The Institute for Local Self Reliance (aka Community Networks) reports…
As reported by Telecompetitor, Bolton said, there are now over 1,500 active fiber providers operating nationally, with 42 new market entrants and 715 providers that doubled their footprints in just the past six months.
Meanwhile, he said, independent ISPs, electric cooperatives, and municipal networks together accounted for about 40 percent of all fiber deployment in 2025 – “a sign that the buildout is increasingly being driven by community-rooted operators, not just national giants.”

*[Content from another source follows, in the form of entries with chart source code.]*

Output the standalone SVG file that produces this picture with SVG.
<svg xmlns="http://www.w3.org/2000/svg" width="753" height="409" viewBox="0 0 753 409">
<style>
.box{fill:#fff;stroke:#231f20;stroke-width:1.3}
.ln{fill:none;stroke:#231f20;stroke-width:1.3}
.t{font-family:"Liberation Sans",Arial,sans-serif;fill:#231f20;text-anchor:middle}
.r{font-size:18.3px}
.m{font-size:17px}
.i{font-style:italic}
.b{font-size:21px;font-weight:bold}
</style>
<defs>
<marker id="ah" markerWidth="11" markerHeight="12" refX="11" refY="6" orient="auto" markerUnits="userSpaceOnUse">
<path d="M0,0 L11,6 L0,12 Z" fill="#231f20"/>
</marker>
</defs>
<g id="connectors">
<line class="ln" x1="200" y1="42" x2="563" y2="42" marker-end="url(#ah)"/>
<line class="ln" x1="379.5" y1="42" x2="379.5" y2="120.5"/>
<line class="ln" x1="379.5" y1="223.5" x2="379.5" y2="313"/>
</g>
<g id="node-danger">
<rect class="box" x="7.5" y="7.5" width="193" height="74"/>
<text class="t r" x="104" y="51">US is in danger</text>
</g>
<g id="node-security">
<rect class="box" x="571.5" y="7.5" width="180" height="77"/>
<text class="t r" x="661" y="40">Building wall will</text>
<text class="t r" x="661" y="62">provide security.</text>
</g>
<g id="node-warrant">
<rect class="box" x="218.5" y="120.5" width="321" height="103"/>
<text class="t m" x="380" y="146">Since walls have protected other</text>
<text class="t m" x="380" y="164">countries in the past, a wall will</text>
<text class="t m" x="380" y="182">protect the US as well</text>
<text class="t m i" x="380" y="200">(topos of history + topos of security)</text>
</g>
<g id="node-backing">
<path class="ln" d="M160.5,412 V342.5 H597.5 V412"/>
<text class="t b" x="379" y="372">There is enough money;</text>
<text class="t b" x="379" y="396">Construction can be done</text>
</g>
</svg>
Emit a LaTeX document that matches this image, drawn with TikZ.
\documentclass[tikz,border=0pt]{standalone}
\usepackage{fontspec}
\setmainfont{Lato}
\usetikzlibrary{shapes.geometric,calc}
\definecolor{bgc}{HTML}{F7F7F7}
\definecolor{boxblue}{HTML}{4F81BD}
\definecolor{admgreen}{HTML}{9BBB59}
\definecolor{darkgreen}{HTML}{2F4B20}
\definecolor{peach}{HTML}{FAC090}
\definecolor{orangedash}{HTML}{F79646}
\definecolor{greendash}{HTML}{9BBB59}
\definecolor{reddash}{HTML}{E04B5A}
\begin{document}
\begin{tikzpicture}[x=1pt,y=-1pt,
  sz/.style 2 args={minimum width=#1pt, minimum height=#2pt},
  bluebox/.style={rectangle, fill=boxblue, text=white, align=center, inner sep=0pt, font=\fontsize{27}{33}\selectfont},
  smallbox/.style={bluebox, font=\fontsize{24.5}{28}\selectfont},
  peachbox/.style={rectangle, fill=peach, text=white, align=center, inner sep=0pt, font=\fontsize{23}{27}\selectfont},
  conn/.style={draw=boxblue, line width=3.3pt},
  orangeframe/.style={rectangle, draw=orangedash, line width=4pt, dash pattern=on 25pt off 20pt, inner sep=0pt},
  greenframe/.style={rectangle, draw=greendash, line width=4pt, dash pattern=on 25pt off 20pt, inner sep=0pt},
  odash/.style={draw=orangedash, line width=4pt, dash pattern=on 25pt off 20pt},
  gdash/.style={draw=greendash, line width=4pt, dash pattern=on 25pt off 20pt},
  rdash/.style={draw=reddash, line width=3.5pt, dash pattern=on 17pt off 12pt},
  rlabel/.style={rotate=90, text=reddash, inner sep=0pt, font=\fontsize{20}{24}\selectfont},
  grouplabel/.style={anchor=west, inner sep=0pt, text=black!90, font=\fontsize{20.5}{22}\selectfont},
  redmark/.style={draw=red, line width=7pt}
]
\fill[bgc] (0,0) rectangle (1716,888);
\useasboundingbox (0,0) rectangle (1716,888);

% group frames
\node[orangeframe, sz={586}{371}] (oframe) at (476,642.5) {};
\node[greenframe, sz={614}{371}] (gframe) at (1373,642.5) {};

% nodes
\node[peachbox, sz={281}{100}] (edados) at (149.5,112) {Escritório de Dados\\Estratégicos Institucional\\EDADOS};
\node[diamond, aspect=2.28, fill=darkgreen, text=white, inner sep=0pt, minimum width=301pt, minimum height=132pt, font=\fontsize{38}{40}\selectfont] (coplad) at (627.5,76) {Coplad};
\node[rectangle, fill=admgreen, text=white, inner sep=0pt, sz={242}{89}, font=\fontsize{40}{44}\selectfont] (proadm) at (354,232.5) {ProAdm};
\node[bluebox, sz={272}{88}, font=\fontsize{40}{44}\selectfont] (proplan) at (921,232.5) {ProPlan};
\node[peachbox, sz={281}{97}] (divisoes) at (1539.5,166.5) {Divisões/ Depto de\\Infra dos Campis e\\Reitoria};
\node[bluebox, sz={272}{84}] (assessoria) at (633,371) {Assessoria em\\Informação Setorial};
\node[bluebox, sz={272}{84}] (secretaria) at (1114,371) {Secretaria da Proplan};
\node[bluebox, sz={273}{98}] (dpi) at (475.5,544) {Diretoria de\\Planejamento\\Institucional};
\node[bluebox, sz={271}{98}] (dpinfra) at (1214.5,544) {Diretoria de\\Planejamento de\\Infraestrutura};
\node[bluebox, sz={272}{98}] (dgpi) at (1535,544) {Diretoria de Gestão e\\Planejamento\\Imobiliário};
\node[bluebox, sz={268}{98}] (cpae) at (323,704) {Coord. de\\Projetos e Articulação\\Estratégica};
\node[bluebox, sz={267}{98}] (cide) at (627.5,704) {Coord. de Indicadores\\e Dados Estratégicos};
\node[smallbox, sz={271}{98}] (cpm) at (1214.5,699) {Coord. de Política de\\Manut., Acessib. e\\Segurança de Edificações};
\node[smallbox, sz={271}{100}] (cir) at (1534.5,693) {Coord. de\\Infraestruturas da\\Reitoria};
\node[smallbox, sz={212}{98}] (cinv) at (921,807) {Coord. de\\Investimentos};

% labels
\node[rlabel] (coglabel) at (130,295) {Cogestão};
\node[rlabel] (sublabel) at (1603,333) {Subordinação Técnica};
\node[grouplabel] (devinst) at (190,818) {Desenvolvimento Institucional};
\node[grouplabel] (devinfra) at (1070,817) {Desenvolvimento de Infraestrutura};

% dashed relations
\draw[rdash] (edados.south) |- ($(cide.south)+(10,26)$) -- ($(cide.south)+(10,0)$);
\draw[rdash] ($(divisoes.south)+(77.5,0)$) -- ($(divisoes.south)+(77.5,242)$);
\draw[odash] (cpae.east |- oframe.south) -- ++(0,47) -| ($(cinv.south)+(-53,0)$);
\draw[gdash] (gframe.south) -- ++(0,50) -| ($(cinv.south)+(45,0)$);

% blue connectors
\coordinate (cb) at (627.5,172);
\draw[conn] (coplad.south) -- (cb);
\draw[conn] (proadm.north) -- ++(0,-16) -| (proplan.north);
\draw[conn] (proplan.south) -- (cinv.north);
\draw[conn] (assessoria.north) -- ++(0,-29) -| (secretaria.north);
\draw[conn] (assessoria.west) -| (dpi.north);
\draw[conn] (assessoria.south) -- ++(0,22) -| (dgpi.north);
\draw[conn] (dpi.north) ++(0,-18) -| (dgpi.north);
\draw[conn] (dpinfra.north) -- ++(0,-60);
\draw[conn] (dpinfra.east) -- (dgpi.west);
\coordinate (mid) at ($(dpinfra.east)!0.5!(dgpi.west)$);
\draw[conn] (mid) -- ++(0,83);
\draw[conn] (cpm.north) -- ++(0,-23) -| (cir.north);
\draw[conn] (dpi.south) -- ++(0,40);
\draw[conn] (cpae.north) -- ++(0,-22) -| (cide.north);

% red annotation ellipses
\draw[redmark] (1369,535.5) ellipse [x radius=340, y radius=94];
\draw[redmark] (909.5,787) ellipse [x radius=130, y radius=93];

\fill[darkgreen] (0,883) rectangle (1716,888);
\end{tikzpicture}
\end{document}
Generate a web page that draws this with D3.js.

But the conference’s panel sessions made it clear that translating increased fiber demand into deploying networks is getting harder and more expensive, with one panelist describing it like going “from a sprint into a marathon.”
During a Broadband Breakfast Live event at the conference, Josh Summit, director of outside plant engineering and construction at Glo Fiber/Shentel, said that there has been a roughly 300 percent increase in pole make-ready costs over the past five years and that rural fiber deployments that once cost between $20,000 and $25,000 per mile are as expensive as $100,000 per mile, which he attributed to stricter pole loading requirements and “preexisting noncompliance being charged to new attachers.”
The conference also highlighted the mounting opposition and tensions related to the construction of AI hyperscale data centers, which panelists said are increasingly following cheap rural electricity away from traditional hubs like Loudoun County, Virginia while running into local opposition in communities across the country, as some states consider data center moratoriums.
Still, despite the challenges, there was an air of optimism from conference organizers, as the FBA said it is seeing record membership growth – up 16 percent year-over-year, with more than 8,000 broadband professionals now represented.